Gold: Is $1000 an Ounce in the Offering?

Gold price has risen sharply in the past month, going up from $680 an ounce on September 5, to $741 on October 5. One of the reasons that pushed gold to 28-year high was the recent Fed rate cut and speculations that there will be one more reduction in federal funds rate before the year end. A lower federal fund rate will make the US dollars less attractive compared with other major currencies and investors will use hard assets such as gold to hedge against falling US dollars.

I have been investing in gold via a mutual fund since early 2002 when the price for spot gold was below $300 an ounce. In the past 5+ years, gold price has more than doubled. For me, gold is an important piece in my diversified portfolio.
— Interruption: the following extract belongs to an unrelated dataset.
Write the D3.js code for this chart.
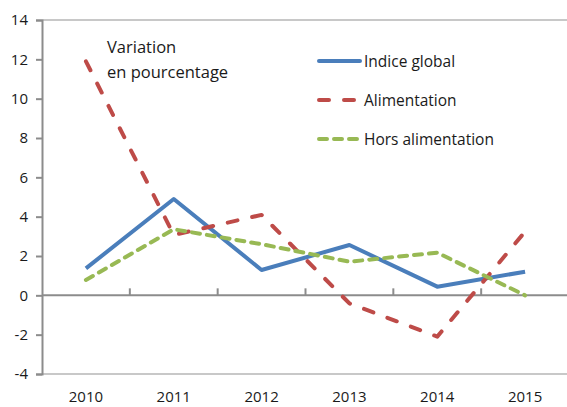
<!DOCTYPE html>
<html>
<head>
<meta charset="utf-8">
<script src="https://cdn.jsdelivr.net/npm/d3@7"></script>
<style>
  body { margin: 0; background: #fff; }
  text { font-family: "Open Sans", "Noto Sans", sans-serif; fill: #1a1a1a; }
</style>
</head>
<body>
<svg width="567" height="407"></svg>
<script>
const years = ["2010", "2011", "2012", "2013", "2014", "2015"];
const indiceGlobal = [1.37, 4.9, 1.29, 2.56, 0.44, 1.2];
const alimentation = [11.9, 3.07, 4.09, -0.41, -2.1, 3.24];
const horsAlimentation = [0.78, 3.36, 2.6, 1.71, 2.17, 0.0];
const yTicks = [-4, -2, 0, 2, 4, 6, 8, 10, 12, 14];

const series = [
  { name: "Indice global", values: indiceGlobal, color: "#4a7ebb", dash: null },
  { name: "Alimentation", values: alimentation, color: "#be4b48", dash: "10,15" },
  { name: "Hors alimentation", values: horsAlimentation, color: "#98b954", dash: "8,7" }
];

const svg = d3.select("svg");
const plotLeft = 42, plotRight = 569, plotTop = 20, plotBottom = 374;

const x = d3.scaleBand().domain(years).range([plotLeft, plotRight]);
const y = d3.scaleLinear().domain([-4, 14]).range([plotBottom, plotTop]);

// plot frame: top and bottom light lines
svg.append("line").attr("x1", plotLeft).attr("x2", plotRight).attr("y1", plotTop).attr("y2", plotTop)
  .attr("stroke", "#c8c8c8").attr("stroke-width", 2);
svg.append("line").attr("x1", plotLeft).attr("x2", plotRight).attr("y1", plotBottom).attr("y2", plotBottom)
  .attr("stroke", "#c8c8c8").attr("stroke-width", 2);

// y axis (hyphen minus, like the original)
const yAxis = svg.append("g")
  .attr("transform", `translate(${plotLeft},0)`)
  .call(d3.axisLeft(y).tickValues(yTicks).tickSize(6).tickPadding(8).tickFormat(d => String(d)));
yAxis.select(".domain").attr("stroke", "#8c8c8c").attr("stroke-width", 2);
yAxis.selectAll(".tick line").attr("stroke", "#8c8c8c").attr("stroke-width", 2);
yAxis.selectAll("text").attr("font-size", 15).attr("font-family", "'Open Sans', 'Noto Sans', sans-serif").attr("fill", "#1a1a1a");

// zero line with category ticks
svg.append("line").attr("x1", plotLeft).attr("x2", plotRight).attr("y1", y(0)).attr("y2", y(0))
  .attr("stroke", "#8c8c8c").attr("stroke-width", 2);
svg.append("g").selectAll("line")
  .data(years.slice(1))
  .join("line")
  .attr("x1", d => x(d)).attr("x2", d => x(d))
  .attr("y1", y(0) - 7).attr("y2", y(0))
  .attr("stroke", "#8c8c8c").attr("stroke-width", 2);

// x labels
svg.append("g").selectAll("text")
  .data(years)
  .join("text")
  .attr("x", d => x(d) + x.bandwidth() / 2)
  .attr("y", 402)
  .attr("text-anchor", "middle")
  .attr("font-size", 15)
  .text(d => d);

// lines
const line = d3.line()
  .x((d, i) => x(years[i]) + x.bandwidth() / 2)
  .y(d => y(d));

svg.append("g").selectAll("path")
  .data(series)
  .join("path")
  .attr("d", d => line(d.values))
  .attr("fill", "none")
  .attr("stroke", d => d.color)
  .attr("stroke-width", 4)
  .attr("stroke-dasharray", d => d.dash)
  .attr("stroke-linecap", d => d.dash ? "round" : "butt")
  .attr("stroke-linejoin", "round");

// annotation
svg.append("text").attr("x", 107).attr("y", 53).attr("font-size", 16.5).text("Variation");
svg.append("text").attr("x", 107).attr("y", 78).attr("font-size", 16.5).text("en pourcentage");

// legend
const legend = svg.append("g").selectAll("g")
  .data(series)
  .join("g")
  .attr("transform", (d, i) => `translate(319,${61 + i * 39})`);
legend.append("line")
  .attr("x1", 0).attr("x2", 41).attr("y1", 0).attr("y2", 0)
  .attr("stroke", d => d.color).attr("stroke-width", 4)
  .attr("stroke-dasharray", d => d.dash)
  .attr("stroke-linecap", "round");
legend.append("text")
  .attr("x", 45).attr("y", 5.5)
  .attr("font-size", 15.5)
  .text(d => d.name);
</script>
</body>
</html>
Though I probably started investing in gold at the best time I could have and have made some nice profits, I feel gold still has room to go even higher because demands from developing countries like China, India remain strong. Then how high the price of gold can go?

Last week, Barron’s online published an interview with John Hathaway, Senior Managing Director and Portfolio Manager of Tocqueville Asset Management. Hathaway is managing the Tocqueville Gold Fund (TGLDX), the fund that I chose for my taxable accounts. In the interview, Hathaway offered his view on a range of issues related to gold, from gold production to the relation between US dollars and gold, and outlooks of gold mining companies. There are several items in the interview that interest me, particularly inflation and gold and future price of gold. Following are excerpts from the interview.
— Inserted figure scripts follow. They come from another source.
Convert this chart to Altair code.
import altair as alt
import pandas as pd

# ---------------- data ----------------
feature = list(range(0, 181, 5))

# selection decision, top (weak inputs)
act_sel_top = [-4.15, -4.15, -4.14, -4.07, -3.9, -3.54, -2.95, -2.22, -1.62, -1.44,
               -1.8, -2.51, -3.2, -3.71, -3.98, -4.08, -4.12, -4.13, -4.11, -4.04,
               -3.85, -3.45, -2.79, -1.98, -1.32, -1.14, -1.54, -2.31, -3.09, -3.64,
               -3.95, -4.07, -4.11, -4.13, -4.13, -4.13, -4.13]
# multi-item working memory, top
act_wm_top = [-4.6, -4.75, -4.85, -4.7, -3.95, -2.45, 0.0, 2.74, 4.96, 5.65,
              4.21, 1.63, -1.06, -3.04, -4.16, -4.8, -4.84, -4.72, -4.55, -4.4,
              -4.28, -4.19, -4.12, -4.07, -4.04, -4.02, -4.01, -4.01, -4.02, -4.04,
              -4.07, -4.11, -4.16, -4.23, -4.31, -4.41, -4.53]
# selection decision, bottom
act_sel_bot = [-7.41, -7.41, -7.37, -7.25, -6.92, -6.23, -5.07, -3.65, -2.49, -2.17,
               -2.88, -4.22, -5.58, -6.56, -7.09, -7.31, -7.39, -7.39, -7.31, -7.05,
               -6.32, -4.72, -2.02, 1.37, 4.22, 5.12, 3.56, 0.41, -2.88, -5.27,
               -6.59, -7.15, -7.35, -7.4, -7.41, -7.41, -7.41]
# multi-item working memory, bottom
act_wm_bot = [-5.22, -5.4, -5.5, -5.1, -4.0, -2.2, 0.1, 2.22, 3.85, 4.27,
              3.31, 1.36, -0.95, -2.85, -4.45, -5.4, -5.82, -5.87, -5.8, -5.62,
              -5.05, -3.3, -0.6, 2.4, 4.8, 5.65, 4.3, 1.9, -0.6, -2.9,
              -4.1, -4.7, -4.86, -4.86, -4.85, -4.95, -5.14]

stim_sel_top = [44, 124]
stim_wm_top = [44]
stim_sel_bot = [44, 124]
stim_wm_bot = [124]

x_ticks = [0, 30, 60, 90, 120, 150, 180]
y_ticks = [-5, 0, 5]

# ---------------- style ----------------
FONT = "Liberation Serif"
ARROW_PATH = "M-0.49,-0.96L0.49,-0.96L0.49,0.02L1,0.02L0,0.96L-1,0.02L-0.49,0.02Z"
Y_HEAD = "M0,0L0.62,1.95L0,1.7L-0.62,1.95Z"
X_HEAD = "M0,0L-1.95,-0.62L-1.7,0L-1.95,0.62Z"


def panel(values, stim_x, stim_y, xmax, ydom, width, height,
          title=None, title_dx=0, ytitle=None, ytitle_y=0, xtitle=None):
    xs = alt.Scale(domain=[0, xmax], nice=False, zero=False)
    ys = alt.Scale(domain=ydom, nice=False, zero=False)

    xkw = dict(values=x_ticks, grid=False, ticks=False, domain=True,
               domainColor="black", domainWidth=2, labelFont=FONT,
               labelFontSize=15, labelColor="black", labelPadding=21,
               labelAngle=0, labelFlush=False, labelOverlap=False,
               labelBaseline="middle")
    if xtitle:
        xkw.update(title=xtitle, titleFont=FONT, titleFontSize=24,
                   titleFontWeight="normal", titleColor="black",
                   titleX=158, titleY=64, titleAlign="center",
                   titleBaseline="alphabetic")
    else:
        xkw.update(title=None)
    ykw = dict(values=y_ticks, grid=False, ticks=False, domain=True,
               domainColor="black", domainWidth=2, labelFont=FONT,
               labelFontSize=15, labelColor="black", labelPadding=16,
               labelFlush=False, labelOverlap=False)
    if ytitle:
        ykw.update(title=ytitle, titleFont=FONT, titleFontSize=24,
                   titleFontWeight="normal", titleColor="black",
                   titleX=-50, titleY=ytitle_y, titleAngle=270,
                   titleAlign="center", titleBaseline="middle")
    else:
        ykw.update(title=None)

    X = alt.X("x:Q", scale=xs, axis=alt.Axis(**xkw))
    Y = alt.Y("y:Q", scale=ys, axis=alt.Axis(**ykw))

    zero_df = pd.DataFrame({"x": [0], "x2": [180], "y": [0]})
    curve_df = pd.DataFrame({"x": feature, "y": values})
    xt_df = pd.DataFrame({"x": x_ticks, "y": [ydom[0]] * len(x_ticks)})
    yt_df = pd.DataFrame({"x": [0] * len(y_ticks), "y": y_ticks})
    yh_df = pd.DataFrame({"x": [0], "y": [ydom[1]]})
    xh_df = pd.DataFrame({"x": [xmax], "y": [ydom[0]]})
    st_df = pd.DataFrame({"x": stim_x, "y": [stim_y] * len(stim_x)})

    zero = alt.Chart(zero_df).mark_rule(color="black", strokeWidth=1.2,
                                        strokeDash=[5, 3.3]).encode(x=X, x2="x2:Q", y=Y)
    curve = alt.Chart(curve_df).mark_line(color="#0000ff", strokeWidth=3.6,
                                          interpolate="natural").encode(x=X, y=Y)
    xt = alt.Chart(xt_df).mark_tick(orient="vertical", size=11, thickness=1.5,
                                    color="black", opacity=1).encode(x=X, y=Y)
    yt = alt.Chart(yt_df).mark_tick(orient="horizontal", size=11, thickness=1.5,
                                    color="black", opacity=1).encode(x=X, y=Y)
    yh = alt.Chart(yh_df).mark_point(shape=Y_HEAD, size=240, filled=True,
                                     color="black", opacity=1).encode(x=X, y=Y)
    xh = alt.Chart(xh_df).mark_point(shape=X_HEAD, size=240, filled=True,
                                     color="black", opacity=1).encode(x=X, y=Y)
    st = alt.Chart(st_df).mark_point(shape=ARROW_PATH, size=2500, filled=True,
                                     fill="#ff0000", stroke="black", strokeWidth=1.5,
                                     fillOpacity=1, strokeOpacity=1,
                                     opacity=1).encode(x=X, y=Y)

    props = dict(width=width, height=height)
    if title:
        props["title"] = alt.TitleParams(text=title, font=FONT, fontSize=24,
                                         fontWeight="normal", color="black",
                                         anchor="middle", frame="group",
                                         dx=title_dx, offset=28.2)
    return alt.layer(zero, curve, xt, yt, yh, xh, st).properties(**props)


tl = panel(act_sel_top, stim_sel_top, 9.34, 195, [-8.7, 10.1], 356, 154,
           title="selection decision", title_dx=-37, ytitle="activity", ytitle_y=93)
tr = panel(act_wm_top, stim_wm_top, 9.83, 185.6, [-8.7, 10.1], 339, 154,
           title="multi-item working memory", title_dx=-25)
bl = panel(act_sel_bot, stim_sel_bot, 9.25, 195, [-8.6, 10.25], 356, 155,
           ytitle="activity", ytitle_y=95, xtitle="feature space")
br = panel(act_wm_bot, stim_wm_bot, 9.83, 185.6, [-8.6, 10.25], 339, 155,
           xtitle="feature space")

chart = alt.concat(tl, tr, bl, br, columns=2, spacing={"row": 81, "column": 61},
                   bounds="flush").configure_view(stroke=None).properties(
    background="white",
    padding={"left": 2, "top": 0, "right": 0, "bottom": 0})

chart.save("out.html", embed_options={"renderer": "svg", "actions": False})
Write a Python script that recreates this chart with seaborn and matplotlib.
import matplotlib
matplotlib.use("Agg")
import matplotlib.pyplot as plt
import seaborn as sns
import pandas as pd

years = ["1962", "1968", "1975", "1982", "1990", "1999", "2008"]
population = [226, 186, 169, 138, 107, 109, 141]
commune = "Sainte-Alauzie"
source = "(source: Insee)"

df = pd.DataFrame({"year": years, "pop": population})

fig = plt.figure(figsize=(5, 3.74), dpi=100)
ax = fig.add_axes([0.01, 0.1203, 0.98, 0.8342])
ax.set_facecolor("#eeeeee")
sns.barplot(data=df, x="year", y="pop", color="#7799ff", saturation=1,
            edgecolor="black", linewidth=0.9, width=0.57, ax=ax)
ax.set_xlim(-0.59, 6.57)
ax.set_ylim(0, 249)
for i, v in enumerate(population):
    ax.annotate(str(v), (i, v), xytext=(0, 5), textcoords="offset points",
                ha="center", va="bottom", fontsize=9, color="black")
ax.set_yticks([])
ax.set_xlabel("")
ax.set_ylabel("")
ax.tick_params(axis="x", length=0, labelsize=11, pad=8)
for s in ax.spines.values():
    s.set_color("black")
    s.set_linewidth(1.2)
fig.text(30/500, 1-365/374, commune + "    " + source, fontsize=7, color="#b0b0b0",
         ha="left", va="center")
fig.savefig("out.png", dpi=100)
A recent article in the Economist mentioned a study that concluded gold hasn’t been a reliable hedge against risk or inflation. What do you make of that?
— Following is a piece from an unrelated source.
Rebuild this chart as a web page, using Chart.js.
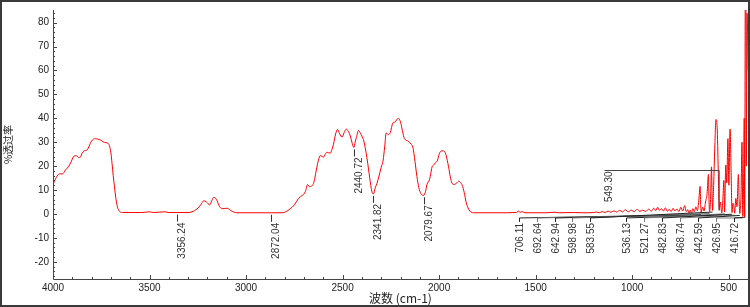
<!DOCTYPE html>
<html><head><meta charset="utf-8">
<script src="https://cdn.jsdelivr.net/npm/chart.js@4"></script>
<style>html,body{margin:0;padding:0;background:#fff}canvas{display:block}</style>
</head><body>
<canvas id="c" width="750" height="307"></canvas>
<script>
// ---- data (wavenumber cm-1, %T) ----
const wavenumbers = [
4000,3985,3975,3960,3952,3935,3918,3905,3895,3885,3878,3865,3858,3848,3838,3823,3812,3802,3790,3780,
3768,3754,3740,3733,3716,3708,3700,3694,3688,3682,3675,3668,3660,3651,3640,3600,3540,3500,3480,3420,
3400,3356,3300,3280,3254,3235,3219,3205,3188,3178,3168,3158,3150,3138,3124,3110,3098,3085,3072,3055,
3047,2900,2872,2814,2795,2771,2750,2728,2710,2702,2692,2681,2671,2662,2653,2645,2636,2625,2615,2606,
2598,2590,2581,2572,2564,2555,2547,2536,2526,2515,2503,2492,2481,2470,2460,2450,2441,2435,2429,2417,
2408,2400,2390,2383,2374,2365,2355,2345,2340,2331,2322,2314,2300,2290,2282,2274,2264,2253,2240,2228,
2212,2200,2193,2182,2175,2160,2146,2136,2125,2115,2105,2095,2080,2070,2063,2050,2046,2036,2029,2018,
2008,2000,1991,1980,1968,1958,1951,1942,1934,1922,1915,1908,1898,1890,1880,1870,1860,1850,1839,1822,
1700,1600,1590,1580,1570,1555,1450,1400,1380,1300,1250,1200,1185,1170,1155,1140,1125,1110,1095,1080,
1065,1050,1035,1020,1005,990,975,960,945,930,915,900,888,878,868,858,848,838,828,818,
808,798,788,778,768,758,748,738,728,720,712,706,700,693,686,678,670,662,655,648,
645,643,635,628,620,612,605,602,599,594,589,586,583.5,578,572,566,560,554,549.3,543,
536,530,525,521.3,515,510,504,499,493,487,483,478,473,469,463,457,450,446,442.6,436,
431,427,423,419.5,417,414,411,408.5,405,402,400
];
const transmittance = [
12.3,15.0,16.3,16.8,16.7,18.4,20.0,22.0,23.8,24.4,24.3,23.6,23.8,25.6,26.4,26.8,28.5,30.3,31.3,31.5,
31.3,30.9,30.2,29.9,29.6,28.6,25.5,21.0,16.0,11.6,7.0,3.5,1.6,0.8,0.6,0.6,0.6,0.9,0.6,0.9,
0.6,0.6,0.6,0.9,2.1,3.8,5.5,5.0,3.8,5.5,6.9,6.6,5.5,3.2,2.2,2.3,2.4,1.8,1.1,0.6,
0.5,0.5,0.5,0.5,0.9,2.2,3.8,6.5,7.7,8.2,9.5,12.3,11.4,11.6,12.3,14.5,18.4,22.5,24.4,24.0,
23.8,25.0,25.8,25.6,25.4,27.0,29.2,33.5,35.3,33.5,32.1,34.0,35.5,34.5,32.6,29.5,27.8,30.0,31.9,34.9,
33.8,32.6,30.5,27.8,23.5,18.4,12.5,8.6,8.4,10.9,12.8,15.0,19.5,22.5,28.0,33.9,33.2,34.0,38.0,38.5,
40.0,38.5,36.0,32.0,31.0,30.5,29.2,28.0,22.0,15.7,11.0,8.6,7.8,9.5,12.3,14.3,15.7,19.8,20.4,21.5,
22.5,25.0,26.2,26.4,25.6,22.5,19.7,15.5,13.0,12.3,12.6,13.0,13.7,13.2,12.0,9.0,4.9,2.5,1.1,0.5,
0.5,0.6,1.2,0.7,1.0,0.5,0.5,0.7,0.5,0.6,0.5,0.6,0.8,0.5,1.0,0.6,1.2,0.7,1.3,0.8,
1.5,0.9,1.7,0.9,1.6,1.0,1.9,1.1,1.6,1.0,2.0,1.2,2.4,1.4,2.8,1.5,2.2,1.2,2.6,1.1,
2.0,1.0,2.4,1.2,2.1,1.0,2.8,1.2,3.5,1.0,1.8,0.4,1.6,0.3,2.2,1.0,3.0,1.4,5.5,11.5,
4.0,0.6,2.8,1.2,5.0,8.5,16.5,6.0,1.0,6.0,19.7,8.0,1.5,12.0,28.0,39.5,36.5,18.0,1.8,5.0,
0.4,6.5,14.0,0.8,20.5,13.0,31.5,12.0,35.5,16.0,0.6,4.5,3.0,0.3,6.5,3.0,16.5,6.0,0.2,8.0,
30.0,-1.0,12.0,40.0,-1.5,95.0,90.0,20.0,84.0,75.0,60.0
];
const xTickValues = [4000,3500,3000,2500,2000,1500,1000,500];
const yTickValues = [-20,-10,0,10,20,30,40,50,60,70,80];
const upperPeakLabels = ["3356.24","2872.04","2440.72","2341.82","2079.67"];
const clusterPeakLabels = ["706.11","692.64","642.94","598.98","583.55","549.30","536.13","521.27","482.83","468.74","442.59","426.95","416.72"];
const raisedLabel = "549.30";
const raisedLevel = 18.3;

// ---- helpers ----
function curveAt(wn){
  for(let i=0;i<wavenumbers.length-1;i++){
    const a=wavenumbers[i], b=wavenumbers[i+1];
    if(wn<=a && wn>=b){ const t=(a-wn)/(a-b); return transmittance[i]+t*(transmittance[i+1]-transmittance[i]); }
  }
  return 0;
}
function curveMinNear(wn,w){ let m=curveAt(wn); for(let d=-w; d<=w; d+=0.25) m=Math.min(m,curveAt(wn+d)); return m; }

const bgPlugin = { id:'bg', beforeDraw(chart){ const c=chart.ctx; c.save(); c.fillStyle='#fff'; c.fillRect(0,0,chart.width,chart.height); c.restore(); } };

const axesPlugin = { id:'axesTicks', afterDatasetsDraw(chart){
  const c=chart.ctx, a=chart.chartArea, xs=chart.scales.x, ys=chart.scales.y;
  c.save();
  c.strokeStyle='#444'; c.lineWidth=1;
  c.beginPath();
  c.moveTo(a.left+0.5,a.top); c.lineTo(a.left+0.5,a.bottom+0.5); c.lineTo(a.right,a.bottom+0.5);
  c.stroke();
  c.beginPath();
  for(let v=400; v<=4000; v+=100){ const px=Math.round(xs.getPixelForValue(v))+0.5; const L=(v%500===0)?4:2; c.moveTo(px,a.bottom); c.lineTo(px,a.bottom-L); }
  for(let v=-26; v<=84; v+=2){ const py=Math.round(ys.getPixelForValue(v))+0.5; const L=(v%10===0)?4:2; c.moveTo(a.left,py); c.lineTo(a.left+L,py); }
  c.stroke();
  c.restore();
}};

const labelPlugin = { id:'peakLabels', afterDatasetsDraw(chart){
  const c=chart.ctx, a=chart.chartArea, xs=chart.scales.x, ys=chart.scales.y;
  c.save();
  c.font='10px "Liberation Sans", Arial, sans-serif';
  c.fillStyle='#333'; c.strokeStyle='#333'; c.lineWidth=1;
  c.textAlign='right'; c.textBaseline='middle';
  upperPeakLabels.forEach(l=>{
    const wn=parseFloat(l); const px=Math.round(xs.getPixelForValue(wn))+0.5;
    const py=ys.getPixelForValue(curveMinNear(wn,3));
    c.beginPath(); c.moveTo(px,py+2); c.lineTo(px,py+9); c.stroke();
    c.save(); c.translate(px+5,py+10); c.rotate(-Math.PI/2); c.fillText(l,0,0); c.restore();
  });
  const n=clusterPeakLabels.length; const step=17.95;
  const baseTop=ys.getPixelForValue(0)+9;
  clusterPeakLabels.forEach((l,i)=>{
    const wn=parseFloat(l);
    const sx=Math.round(a.right-14-(n-1-i)*step)+0.5;
    const px=xs.getPixelForValue(wn);
    const py=ys.getPixelForValue(curveMinNear(wn,2));
    if(l===raisedLabel){
      const ly=Math.round(ys.getPixelForValue(raisedLevel))+0.5;
      c.strokeStyle='#444';
      c.beginPath(); c.moveTo(sx-4,ly); c.lineTo(px,ly); c.lineTo(px,py+1); c.stroke();
      c.save(); c.translate(sx+1,ly+1); c.rotate(-Math.PI/2); c.fillText(l,0,0); c.restore();
    } else {
      c.strokeStyle = (i%2===0)?'#222':'#777';
      c.beginPath(); c.moveTo(sx,baseTop-1); c.lineTo(sx,baseTop-5); c.lineTo(px,py+2); c.stroke();
      c.save(); c.translate(sx+1,baseTop); c.rotate(-Math.PI/2); c.fillText(l,0,0); c.restore();
    }
  });
  c.restore();
}};

const borderPlugin = { id:'frame', afterDraw(chart){ const c=chart.ctx; c.save(); c.strokeStyle='#3a3a3a'; c.lineWidth=2; c.strokeRect(1,1,chart.width-2,chart.height-2); c.restore(); } };

new Chart(document.getElementById('c'), {
  type:'line',
  data:{ datasets:[{ data: wavenumbers.map((w,i)=>({x:w,y:transmittance[i]})), borderColor:'#ff0000', borderWidth:1, pointRadius:0, cubicInterpolationMode:'monotone', fill:false }] },
  options:{
    responsive:false, animation:false, devicePixelRatio:1,
    layout:{ padding:{ top:2, right:2, left:0, bottom:0 } },
    plugins:{ legend:{display:false}, tooltip:{enabled:false} },
    scales:{
      x:{ type:'linear', reverse:true, min:400, max:4000,
          grid:{display:false, drawTicks:false}, border:{display:false},
          afterBuildTicks:s=>{ s.ticks = xTickValues.map(v=>({value:v})); },
          ticks:{ font:{family:'"Liberation Sans", Arial, sans-serif', size:10}, color:'#222', padding:3, maxRotation:0, autoSkip:false, callback:v=>String(v) },
          title:{ display:true, text:'波数 (cm-1)', font:{family:'"Noto Sans CJK SC", sans-serif', size:12}, color:'#222', padding:{top:0,bottom:1} },
          afterFit:s=>{ s.height=28; } },
      y:{ type:'linear', min:-27.2, max:85.3,
          grid:{display:false, drawTicks:false}, border:{display:false},
          afterBuildTicks:s=>{ s.ticks = yTickValues.map(v=>({value:v})); },
          ticks:{ font:{family:'"Liberation Sans", Arial, sans-serif', size:10}, color:'#222', padding:4, autoSkip:false, callback:v=>String(v) },
          title:{ display:true, text:'%透过率', font:{family:'"Noto Sans CJK SC", sans-serif', size:10}, color:'#222', padding:{top:2,bottom:0} },
          afterFit:s=>{ s.width=53; } }
    }
  },
  plugins:[bgPlugin, axesPlugin, labelPlugin, borderPlugin]
});
</script>
</body></html>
Gold has been among the best-performing asset classes since 1999, when it bottomed out. Also, gold is forward-looking. In the last several years, it has discounted a widening of credit spreads and a shift in the market to a more risk-averse posture and lower asset valuations.

But gold, as you point out, has also risen during a time of rising stock and bond markets.

There have been an anomalous couple of years where gold was viewed as a subset of hard assets and hard assets were sought after. We had a period where gold actually tracked very closely with things it normally doesn’t. Maybe it is noncorrelated.

I wouldn’t try to pigeon-hole gold too much, because if you look at the last four to five weeks, gold has definitely taken off because of concerns about the relaxation of the Fed’s monetary policy and the expectation there will be more of that. Of course, we’ve seen that not just in the gold price, but in the breakdown of the dollar on a trade-weighted basis.

Hathaway didn’t really answer the question about gold and inflation, but it seems he doesn’t agree that gold is an effective tool against inflation. Then on the perspectives of $1,000 gold.

What gets us to the magic number of a $1,000 an ounce?

I don’t think it will take much. Let’s not forget, in 1980 dollars, gold is less than half of its nominal price today.

The disparity between the amount of paper that has been created since 1980 and the amount of gold that has been produced since then is just enormous. The ratio of financial assets to physical gold is at the low end of a historical range. If you were to mark all the gold to market that has ever been mined, which is a very conservative approach, and then take the valuation of all the global stock markets and all the global bond markets, gold represents about 3%, compared with a figure in the mid-20% range in 1980, which was the top of the bull market in gold and the beginning of the bull market in financial assets.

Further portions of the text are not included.